ERNEST-ANTOINE SEILLIERE : Non je crois qu'en cinq ans on réhabilitera dans notre pays la valeur du travail après des années dans lesquelles on a vanté en réalité le non-travail ou le loisir, comme non seulement quelque chose qui accomplit le bonheur dans la vie, mais également comme quelque chose qui règle les problèmes de la société française. C'est une erreur, c'est une fausse piste et je pense qu'il y aura un travail en profondeur. Il ne peut pas être fait en quelques jours après trois ou quatre ans de propagande pour essayer de diminuer la valeur travail dans notre société. Je pense en effet que le gouvernement sur les cinq ans qui viendra, rétablira les choses et que nous serons finalement, comme les pays qui nous entourent, capables de réussir sans avoir des contraintes particulières à subir.
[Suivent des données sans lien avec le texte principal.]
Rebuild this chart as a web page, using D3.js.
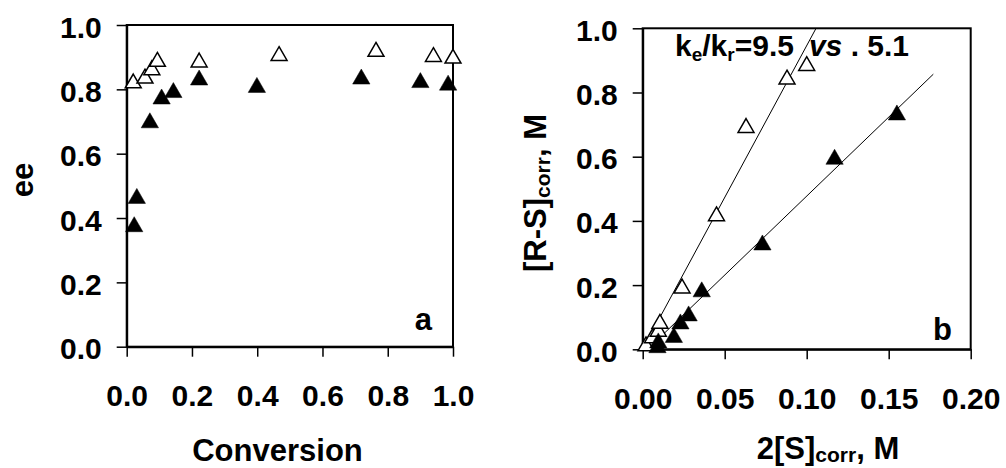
<!DOCTYPE html>
<html>
<head>
<meta charset="utf-8">
<script src="https://cdn.jsdelivr.net/npm/d3@7"></script>
<style>
  html, body { margin: 0; padding: 0; background: #fff; }
  svg { display: block; font-family: "Liberation Sans", Arial, sans-serif; font-weight: bold; }
  text { white-space: pre; }
</style>
</head>
<body>
<svg id="chart" width="1006" height="468"></svg>
<script>
// ---------- data: panel a (ee vs conversion) ----------
const convFilled = [0.023, 0.031, 0.071, 0.107, 0.143, 0.222, 0.399, 0.719, 0.900, 0.985];
const eeFilled   = [0.373, 0.461, 0.696, 0.770, 0.790, 0.829, 0.806, 0.832, 0.821, 0.813];
const convOpen   = [0.020, 0.056, 0.077, 0.094, 0.222, 0.467, 0.764, 0.940, 1.000];
const eeOpen     = [0.819, 0.834, 0.860, 0.886, 0.884, 0.904, 0.917, 0.901, 0.896];

// ---------- data: panel b ([R-S]corr vs 2[S]corr) ----------
const sFilled  = [0.009, 0.0095, 0.019, 0.023, 0.028, 0.036, 0.073, 0.117, 0.155];
const rsFilled = [0.005, 0.020, 0.037, 0.079, 0.104, 0.179, 0.325, 0.592, 0.730];
const sOpen    = [0.002, 0.006, 0.0095, 0.0105, 0.024, 0.045, 0.063, 0.088, 0.100];
const rsOpen   = [0.010, 0.035, 0.055, 0.080, 0.190, 0.415, 0.690, 0.841, 0.883];

// fitted lines (x, y)
const fitOpenX   = [0.0, 0.1057];
const fitOpenY   = [0.0, 1.0];
const fitFilledX = [0.003, 0.1772];
const fitFilledY = [0.0, 0.857];

// ticks
const ticksAx = [0, 0.2, 0.4, 0.6, 0.8, 1.0];
const ticksAy = [0, 0.2, 0.4, 0.6, 0.8, 1.0];
const ticksBx = [0, 0.05, 0.10, 0.15, 0.20];
const ticksBy = [0, 0.2, 0.4, 0.6, 0.8, 1.0];

// ---------- layout ----------
const svg = d3.select("#chart");
const TICK_FONT = 30, TITLE_FONT = 31;

const A = { left: 126.7, right: 453, top: 25, bottom: 346.7 };
const B = { left: 642.7, right: 970.7, top: 28.3, bottom: 349.3 };

const xA = d3.scaleLinear().domain([0, 1]).range([A.left, A.right]);
const yA = d3.scaleLinear().domain([0, 1]).range([A.bottom, A.top]);
const xB = d3.scaleLinear().domain([0, 0.2]).range([B.left, B.right]);
const yB = d3.scaleLinear().domain([0, 1]).range([B.bottom, B.top]);

function drawAxes(P, x, y, tx, ty, fx, fy) {
  const g = svg.append("g");
  g.append("rect")
    .attr("x", P.left).attr("y", P.top)
    .attr("width", P.right - P.left).attr("height", P.bottom - P.top)
    .attr("fill", "none").attr("stroke", "#000").attr("stroke-width", 2);
  const ax = g.append("g").attr("transform", `translate(0,${P.bottom})`)
    .call(d3.axisBottom(x).tickValues(tx).tickFormat(d3.format(fx))
      .tickSize(10).tickSizeOuter(0).tickPadding(28));
  const ay = g.append("g").attr("transform", `translate(${P.left},0)`)
    .call(d3.axisLeft(y).tickValues(ty).tickFormat(d3.format(fy))
      .tickSize(10).tickSizeOuter(0).tickPadding(15));
  [ax, ay].forEach(a => {
    a.select(".domain").attr("stroke", "#000").attr("stroke-width", 2);
    a.selectAll(".tick line").attr("stroke", "#000").attr("stroke-width", 1.5);
    a.selectAll(".tick text")
      .attr("fill", "#000")
      .style("font-size", TICK_FONT + "px")
      .style("font-weight", "bold")
      .style("font-family", '"Liberation Sans", Arial, sans-serif');
  });
  ay.selectAll(".tick text").attr("dy", "0.4em");
}

drawAxes(A, xA, yA, ticksAx, ticksAy, ".1f", ".1f");
drawAxes(B, xB, yB, ticksBx, ticksBy, ".2f", ".1f");

// ---------- fit lines (panel b) ----------
const line = d3.line().x(d => xB(d[0])).y(d => yB(d[1]));
svg.append("path").datum(d3.zip(fitOpenX, fitOpenY))
  .attr("d", line).attr("fill", "none").attr("stroke", "#000").attr("stroke-width", 1);
svg.append("path").datum(d3.zip(fitFilledX, fitFilledY))
  .attr("d", line).attr("fill", "none").attr("stroke", "#000").attr("stroke-width", 1);

// ---------- markers ----------
const triFilled = d3.symbol(d3.symbolTriangle, 130)();
const triOpen = d3.symbol(d3.symbolTriangle, 110)();

function drawPoints(xs, ys, x, y, filled) {
  svg.append("g").selectAll("path")
    .data(d3.zip(xs, ys))
    .join("path")
    .attr("d", filled ? triFilled : triOpen)
    .attr("transform", d => `translate(${x(d[0])},${y(d[1])})`)
    .attr("fill", filled ? "#000" : "#fff")
    .attr("stroke", "#000")
    .attr("stroke-width", filled ? 0.5 : 1.5);
}

drawPoints(convOpen, eeOpen, xA, yA, false);
drawPoints(convFilled, eeFilled, xA, yA, true);
drawPoints(sOpen, rsOpen, xB, yB, false);
drawPoints(sFilled, rsFilled, xB, yB, true);

// ---------- texts ----------
svg.append("text").attr("x", 432).attr("y", 330).attr("text-anchor", "end")
  .style("font-size", TITLE_FONT + "px").text("a");
svg.append("text").attr("x", 952).attr("y", 340).attr("text-anchor", "end")
  .style("font-size", TITLE_FONT + "px").text("b");

// x titles
svg.append("text").attr("x", 277.5).attr("y", 461).attr("text-anchor", "middle")
  .style("font-size", TITLE_FONT + "px").text("Conversion");

const xtB = svg.append("text").attr("x", 828).attr("y", 459).attr("text-anchor", "middle")
  .style("font-size", TITLE_FONT + "px");
xtB.append("tspan").text("2[S]");
xtB.append("tspan").attr("dy", 3).style("font-size", "21px").text("corr");
xtB.append("tspan").attr("dy", -3).text(", M");

// y titles
svg.append("text").attr("transform", "translate(33,180) rotate(-90)")
  .attr("text-anchor", "middle").style("font-size", TITLE_FONT + "px").text("ee");

const ytB = svg.append("text").attr("transform", "translate(546,193) rotate(-90)")
  .attr("text-anchor", "middle").style("font-size", TITLE_FONT + "px");
ytB.append("tspan").text("[R-S]");
ytB.append("tspan").attr("dy", 4).style("font-size", "21px").text("corr");
ytB.append("tspan").attr("dy", -4).text(", M");

// annotation
const ann = svg.append("text").attr("x", 675).attr("y", 56).style("font-size", "30px");
ann.append("tspan").text("k");
ann.append("tspan").attr("dy", 5).style("font-size", "19px").text("e");
ann.append("tspan").attr("dy", -5).text("/k");
ann.append("tspan").attr("dy", 5).style("font-size", "19px").text("r");
ann.append("tspan").attr("dy", -5).text("=9.5");
ann.append("tspan").attr("dx", 15).style("font-style", "italic").text("vs");
ann.append("tspan").text(" . 5.1");
</script>
</body>
</html>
VALERIE LECASBLE : Très très rapidement parce que c'est l'actualité du jour, la bourse, la débâcle de la bourse ?
ERNEST-ANTOINE SEILLIERE : Alors ça si vous voulez, les difficultés des marchés financiers sont très révélateurs de ce qu'il y a actuellement une crise de confiance de l'épargnant. Il a des doutes sur la reprise de la croissance, ils regardent de très près les entreprises en se posant des questions sur leur stratégie, sur leur gestion, sur la transparence de leur compte. Et donc pour l'instant il y a certainement en effet une réserve de l'investisseur. Bien entendu ça va changer et ça changera d'autant mieux que finalement beaucoup beaucoup de valeurs sont arrivées à des cours extrêmement bas et que les opportunités d'investissements commencent à se présenter. Nous traversons, cela dit, une période difficile sur le plan des valeurs des entreprises, tout ceci à mon sens, se corrigera dans les semaines qui viennent au fur et à mesure que la confiance reviendra. Bien entendu le MEDEF, comme toutes les entreprises vont y aider par une rigueur totale dans leur gestion, une transparence totale dans la présentation de leurs comptes. Et donc tout ceci à mon sens, nous donne toutes les occasions de considérer que nous traversons cette crise et que nous en sortirons bientôt.
VALERIE LECASBLE : On est content de voir que vous êtes optimiste pour l'avenir, Ernest Antoine Seillière, merci.